Second, invest in platform engineering capabilities that reduce manual operations. In logistics, growth often fails operationally because teams cannot provision, monitor, and recover environments consistently. Internal developer platforms, infrastructure automation, and policy as code create the repeatability needed for scale.
Third, align resilience engineering with business-critical logistics workflows rather than generic infrastructure recovery. Recovery objectives should be tied to shipment execution, warehouse operations, customer visibility, and ERP synchronization. This creates a more realistic disaster recovery architecture and a stronger operational continuity posture.
Finally, treat observability and cost governance as board-level enablers of growth. A platform that cannot explain tenant performance, service risk, and unit economics will struggle to scale profitably. Enterprise SaaS infrastructure succeeds when architecture, governance, DevOps, and financial discipline operate as one connected system.
The strategic takeaway
SaaS multi-tenant architecture for logistics growth planning is ultimately about controlled scalability. The goal is not maximum consolidation or unlimited customization. It is to create an enterprise platform infrastructure that can onboard tenants quickly, protect data boundaries, absorb transaction volatility, integrate reliably with external systems, and recover predictably under disruption.
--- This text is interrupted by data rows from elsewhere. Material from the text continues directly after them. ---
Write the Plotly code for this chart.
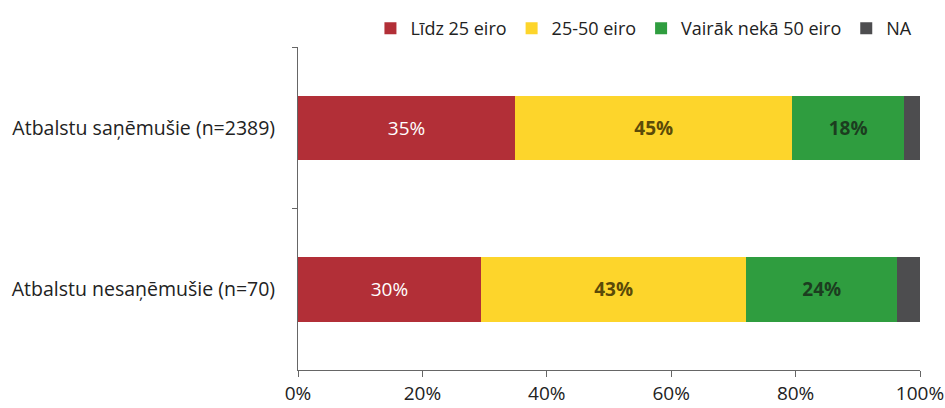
import plotly.graph_objects as go

groups = ["Atbalstu saņēmušie (n=2389)", "Atbalstu nesaņēmušie (n=70)"]
series = ["Līdz 25 eiro", "25-50 eiro", "Vairāk nekā 50 eiro", "NA"]
values = [
    [34.9, 29.4],   # Līdz 25 eiro
    [44.6, 42.7],   # 25-50 eiro
    [17.9, 24.2],   # Vairāk nekā 50 eiro
    [2.6, 3.7],     # NA
]
labels = [
    ["35%", "30%"],
    ["45%", "43%"],
    ["18%", "24%"],
    ["", ""],
]
colors = ["#b22f37", "#fdd52b", "#2f9d3f", "#4d4d4f"]
text_colors = ["white", "#5b4a08", "#1c3d1f", "white"]
text_bold = [False, True, True, False]

fig = go.Figure()

for name, vals, txt, col, tcol, bold in zip(series, values, labels, colors, text_colors, text_bold):
    fig.add_trace(go.Bar(
        y=groups,
        x=vals,
        name=name,
        orientation="h",
        marker=dict(color=col, line=dict(width=0)),
        text=[f"<b>{t}</b>" if bold and t else t for t in txt],
        textposition="inside",
        insidetextanchor="middle",
        textangle=0,
        textfont=dict(color=tcol, size=19, family="Open Sans"),
        hoverinfo="x+name",
    ))

fig.update_layout(
    barmode="stack",
    bargap=0.6,
    width=945,
    height=408,
    margin=dict(l=298, r=25, t=45, b=38),
    paper_bgcolor="white",
    plot_bgcolor="white",
    font=dict(family="Open Sans", size=18, color="#222"),
    showlegend=True,
    legend=dict(
        orientation="h",
        x=0.392, xanchor="left", xref="container",
        y=0.93, yanchor="middle", yref="container",
        font=dict(size=18, color="#222"),
        itemwidth=30,
        traceorder="normal",
    ),
    uniformtext=dict(minsize=10, mode="show"),
)

fig.update_xaxes(
    range=[0, 100],
    tickvals=[0, 20, 40, 60, 80, 100],
    ticktext=["0%", "20%", "40%", "60%", "80%", "100%"],
    ticks="outside",
    ticklen=6,
    tickcolor="#666",
    showline=True,
    linecolor="#666",
    linewidth=1,
    showgrid=False,
    zeroline=False,
    tickfont=dict(size=19, color="#222"),
    ticklabeloverflow="allow",
    automargin=False,
    fixedrange=True,
)

fig.update_yaxes(
    autorange="reversed",
    ticks="outside",
    tickson="boundaries",
    ticklen=5,
    tickcolor="#666",
    showline=True,
    linecolor="#666",
    linewidth=1,
    showgrid=False,
    tickfont=dict(size=19.5, color="#222"),
    ticklabelstandoff=18,
    automargin=False,
    fixedrange=True,
)

fig.write_html(
    "out.html",
    config={"displayModeBar": False},
    post_script="document.body.style.margin='0';",
)
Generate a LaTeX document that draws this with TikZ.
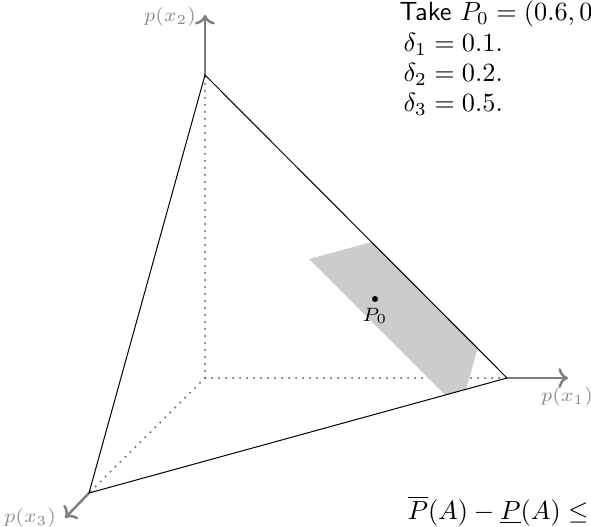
\documentclass[tikz,border=0pt]{standalone}
\usepackage{amsmath,amssymb}
\usetikzlibrary{arrows.meta}
\tikzset{
  axis/.style={->, gray, line width=1pt},
  hidden/.style={gray, line width=1pt, dash pattern=on 0pt off 2.8pt},
  axislabel/.style={black!45, font=\scriptsize, inner sep=0pt, scale=1.1, transform shape},
  notetext/.style={anchor=base west, inner sep=0pt, scale=1.05, transform shape},
}
\begin{document}
\begin{tikzpicture}[x=0.4pt, y=0.4pt, line cap=round]
\useasboundingbox (0,0) rectangle (591,526);
% vertices of the simplex
\coordinate (O) at (205,148);
\coordinate (X1) at (507,148);
\coordinate (X2) at (205,451);
\coordinate (X3) at (89,33);
% axis ends
\coordinate (A1) at (568,148);
\coordinate (A2) at (205,511);
\coordinate (A3) at (65,8);
% hidden edges
\draw[hidden] (O) -- (X1);
\draw[hidden] (O) -- (X2);
\draw[hidden] (O) -- (X3);
% axes
\draw[axis] (X1) -- (A1);
\draw[axis] (X2) -- (A2);
\draw[axis] (X3) -- (A3);
\node[axislabel] (L1) at (567,129) {$p(x_1)$};
\node[axislabel] (L2) at (170,509) {$p(x_2)$};
\node[axislabel] (L3) at (30,8) {$p(x_3)$};
% credal set
\fill[black!20] (309,267) -- (372,284) -- (478,179) -- (466,136) -- (445,131) -- cycle;
% simplex
\draw (X1) -- (X2) -- (X3) -- cycle;
% centre point
\node[circle, fill=black, inner sep=0pt, minimum size=2.4pt] (P0) at (375,227) {};
\node[font=\scriptsize, inner sep=0pt, scale=1.1, transform shape] (P0label) at (375,210) {$P_0$};
% notes
\node[notetext] (take) at (399,505) {\textsf{Take} $P_0=(0.6,0$};
\node[notetext] (d1) at (403,474) {$\delta_1=0.1.$};
\node[notetext] (d2) at (403,444) {$\delta_2=0.2.$};
\node[notetext] (d3) at (403,414) {$\delta_3=0.5.$};
\node[notetext] (bound) at (407,7) {$\overline{P}(A)-\underline{P}(A)\leq$};
\end{tikzpicture}
\end{document}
Organizations that approach multi-tenancy through cloud governance, resilience engineering, platform engineering, and operational visibility are better positioned to support expansion without sacrificing service quality. For SysGenPro, this is where cloud modernization delivers measurable value: faster deployment, stronger continuity, lower operational friction, and a SaaS foundation capable of supporting long-term logistics growth.